Andrew Lloyd Webber thought the Cats movie was so horrible that he bought a dog. Seriously.

Originally published at: Andrew Lloyd Webber thought the Cats movie was so horrible that he bought a dog. Seriously. | Boing Boing

12 Likes

Oh well.

He’s the one who licensed/approved that shit, was he not?

28 Likes

Well, I imagine he couldn’t see what they did, and then revoke the license.

13 Likes

Curious connection to Logan’s Run …nonetheless?
The “plot” is kinda vaguely similar, and Peter Ustinov’s character is constantly reciting T.S.Elliot’s The Naming of Cats from “Old Possum’s Book of Practical Cats” (“And there’s better singing and dancing from ‘Box’”)

2 Likes

Did he also want the butt-hole cut released?

22 Likes

I would say that for many of us, the original theatrical version of cats was a cloying anthropomorphic horror show. The movie just amplified that theme to such a degree that even Cats fans can recognize it.

13 Likes

Hearing a little of the music was bad enough, I have avoided the actual play/film, so I know nothing of the story.

Do they really kill off the characters as they grow too old? Where do they wear their lifeclocks? Is this the real secret of the butthole cut?

8 Likes

Wait until he finds out who wrote the play it was based on.

11 Likes

I got about five minutes into it and had to shut it off. I don’t think there’s any amount of psychedelic drugs that could fix that movie.

3 Likes

The butt hole shaming turned me off.

7 Likes

Well, there’s a possible mash up. Logan’s Cats, or something. Logan’s Run, but a musical, and everyone is a cat… :thinking:

6 Likes

I have also never seen either version, and the synopsis I once read didn’t make much logical sense.

6 Likes

That’s like the bi-line for my life. Thank you, I think…

12 Likes

Christ, what an asshole.

10 Likes

The musical is based on a collection of poems about cats by T.S. Eliot that aren’t connected by any narrative structure so it was a weird choice of source material to begin with.

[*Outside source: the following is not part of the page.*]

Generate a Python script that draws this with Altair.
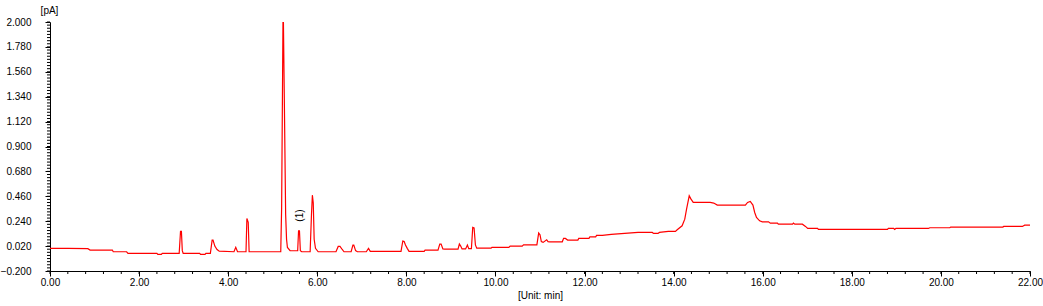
import altair as alt
import pandas as pd

# Retention time (min) and detector signal (pA)
times = [
    0.00, 0.40, 0.85, 0.90, 1.40, 1.42, 1.72, 1.75, 2.40, 2.42, 2.50, 2.52, 2.90,
    2.93, 2.95, 2.97, 2.99, 3.36, 3.38, 3.48, 3.50, 3.60, 3.64, 3.66, 3.70, 3.75,
    3.80, 4.13, 4.17, 4.21, 4.40, 4.42, 4.45, 4.47, 5.18, 5.20, 5.23, 5.24, 5.26,
    5.29, 5.31, 5.33, 5.39, 5.56, 5.58, 5.60, 5.62, 5.65, 5.84, 5.87, 5.89, 5.91,
    5.93, 5.96, 6.02, 6.42, 6.47, 6.51, 6.56, 6.60, 6.76, 6.80, 6.82, 6.86, 6.90,
    7.10, 7.15, 7.19, 7.88, 7.92, 7.95, 7.98, 8.02, 8.06, 8.40, 8.42, 8.71, 8.75,
    8.78, 8.82, 8.86, 9.16, 9.19, 9.22, 9.25, 9.33, 9.37, 9.40, 9.46, 9.49, 9.52,
    9.55, 9.58, 9.90, 9.92, 10.30, 10.33, 10.60, 10.63, 10.93, 10.97, 11.00,
    11.03, 11.07, 11.15, 11.18, 11.22, 11.50, 11.53, 11.57, 11.62, 11.85, 11.87,
    12.10, 12.12, 12.25, 12.27, 12.40, 12.60, 12.90, 13.20, 13.52, 13.55, 13.65,
    13.68, 13.88, 14.04, 14.08, 14.19, 14.25, 14.29, 14.35, 14.39, 14.44, 14.82,
    14.90, 14.98, 15.61, 15.66, 15.72, 15.78, 15.82, 15.86, 15.93, 15.99, 16.13,
    16.17, 16.33, 16.35, 16.67, 16.69, 16.72, 16.89, 16.96, 17.01, 17.23, 17.25,
    18.80, 18.82, 18.94, 18.96, 18.99, 19.72, 19.75, 20.20, 20.22, 21.39, 21.41,
    21.83, 21.88, 22.00,
]
signal = [
    0.000, 0.000, -0.003, -0.015, -0.015, -0.030, -0.030, -0.044, -0.044, -0.053,
    -0.053, -0.044, -0.044, 0.150, 0.150, -0.020, -0.044, -0.044, -0.053, -0.053,
    -0.044, -0.044, 0.073, 0.073, 0.020, -0.010, -0.025, -0.030, 0.009, -0.030,
    -0.030, 0.264, 0.230, -0.030, -0.030, 0.360, 2.000, 2.000, 1.330, 0.300,
    0.082, 0.008, -0.021, -0.021, 0.155, 0.155, -0.020, -0.030, -0.030, 0.300,
    0.470, 0.400, 0.080, 0.000, -0.030, -0.030, 0.017, 0.017, -0.010, -0.030,
    -0.030, 0.029, 0.029, -0.020, -0.030, -0.030, 0.000, -0.027, -0.027, 0.065,
    0.060, 0.030, 0.000, -0.027, -0.027, -0.016, -0.016, 0.038, 0.038, -0.005,
    -0.007, -0.007, 0.038, 0.020, -0.005, -0.005, 0.029, -0.003, -0.003, 0.185,
    0.180, 0.030, 0.002, 0.002, 0.008, 0.008, 0.020, 0.020, 0.031, 0.031, 0.135,
    0.120, 0.060, 0.053, 0.076, 0.060, 0.058, 0.058, 0.088, 0.088, 0.073, 0.073,
    0.088, 0.088, 0.102, 0.102, 0.114, 0.114, 0.123, 0.132, 0.141, 0.141, 0.132,
    0.132, 0.141, 0.150, 0.150, 0.164, 0.199, 0.258, 0.347, 0.464, 0.435, 0.406,
    0.406, 0.400, 0.382, 0.382, 0.406, 0.415, 0.382, 0.317, 0.273, 0.243, 0.234,
    0.234, 0.223, 0.223, 0.214, 0.214, 0.223, 0.214, 0.214, 0.194, 0.176, 0.176,
    0.167, 0.167, 0.176, 0.176, 0.167, 0.176, 0.176, 0.182, 0.182, 0.188, 0.188,
    0.194, 0.194, 0.205, 0.205,
]

# Axis ticks
x_major = [0, 2, 4, 6, 8, 10, 12, 14, 16, 18, 20, 22]
y_major = [-0.2, 0.02, 0.24, 0.46, 0.68, 0.9, 1.12, 1.34, 1.56, 1.78, 2.0]
x_minor = [round(i * 0.4, 4) for i in range(56)]
y_minor = [round(-0.2 + i * 0.0275, 5) for i in range(81)]

# Peak annotation
peak_labels = ["(1)"]
peak_times = [5.61]
peak_values = [0.29]

W, H = 980, 249
FONT = "Liberation Sans"

df = pd.DataFrame({"t": times, "v": signal})
xscale = alt.Scale(domain=[0, 22], nice=False, zero=False)
yscale = alt.Scale(domain=[-0.2, 2.0], nice=False, zero=False)

xaxis = alt.Axis(values=x_major, format=".2f", title="[Unit: min]",
                 tickSize=5, labelPadding=1, titlePadding=3, labelFlush=False)
yaxis = alt.Axis(values=y_major, format=".3f", title="[pA]",
                 tickSize=5, labelPadding=14, titleAngle=0,
                 titleX=-1, titleY=-12, titleAlign="center",
                 titleBaseline="middle", labelFlush=False)

line = alt.Chart(df).mark_line(color="#ff0000", strokeWidth=1.2, clip=True).encode(
    x=alt.X("t:Q", scale=xscale, axis=xaxis),
    y=alt.Y("v:Q", scale=yscale, axis=yaxis),
)

xminor = alt.Chart(pd.DataFrame({"t": x_minor})).mark_rule(color="black", strokeWidth=1).encode(
    x=alt.X("t:Q", scale=xscale, axis=xaxis),
    y=alt.value(H),
    y2=alt.value(H + 3),
)
yminor = alt.Chart(pd.DataFrame({"v": y_minor})).mark_rule(color="black", strokeWidth=1).encode(
    y=alt.Y("v:Q", scale=yscale, axis=yaxis),
    x=alt.value(0),
    x2=alt.value(-3),
)

ann = alt.Chart(pd.DataFrame({"t": peak_times, "v": peak_values, "lab": peak_labels})).mark_text(
    angle=270, fontSize=10, font=FONT, color="black"
).encode(
    x=alt.X("t:Q", scale=xscale, axis=xaxis),
    y=alt.Y("v:Q", scale=yscale, axis=yaxis),
    text="lab:N",
)

chart = alt.layer(line, xminor, yminor, ann).properties(
    width=W, height=H,
    autosize=alt.AutoSizeParams(type="none"),
    padding={"left": 50, "top": 22, "right": 13, "bottom": 35},
).configure_view(stroke=None).configure_axis(
    domainColor="black", tickColor="black", labelColor="black", titleColor="black",
    labelFont=FONT, titleFont=FONT, labelFontSize=10, titleFontSize=10,
    titleFontWeight="normal", grid=False, domainWidth=1, tickWidth=1,
)

chart.save("out.html", embed_options={"renderer": "svg", "actions": False})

Apparently it took a lot of strong-arming to convince Eliot’s widow to let Weber adapt his book into a musical because she thought he’d ruin the spirit of her husband’s creation. I guess it’s a bit of cosmic irony that Weber allowed the same thing to happen to his.

22 Likes

He was in the House of Lords on the Conservative benches for 30 20 years, so he’s pretty much the definition.

19 Likes

That does explain a lot; thanks.

11 Likes

Film critic/media writer Lindsay Ellis has a great long-form video essay called “Why is Cats?” that did a very thorough job breaking down the history of the show and how it became… whatever that nightmarescape of a movie was. I never saw any version of Cats but the more I learn about it the more I feel secure in my stance as a dog person.

10 Likes

But why? When Sweeney Agonistes was right there?

2 Likes

I loved the play. I wish they’d just left it alone though. It’s meant to be ridiculous, theatrical, and light…silly/stupid even. Making it into something narrative and filmic just kind of breaks it for me because then you have to justify what amounts to a clownish experience otherwise. Like turning a circus act into a novel.

It’s a light musical play about death where actors in clownish cat costumes act out silly cat versions of human mysticism while dancing and doing acrobatics.

Technically it does have narrative. Cats gather for their magic ball and tell stories of the cats who are getting nominated for whatever happens when they transition out of this life. They each tell the story and do a little dance that nominates a character. The ball gets interrupted but then resumes. Then one of them gets picked to do whatever happens when their current life ends. And that’s the story. It’s stupid, flashy, and campy and it needs to be or else it would be painfully boring and depressing.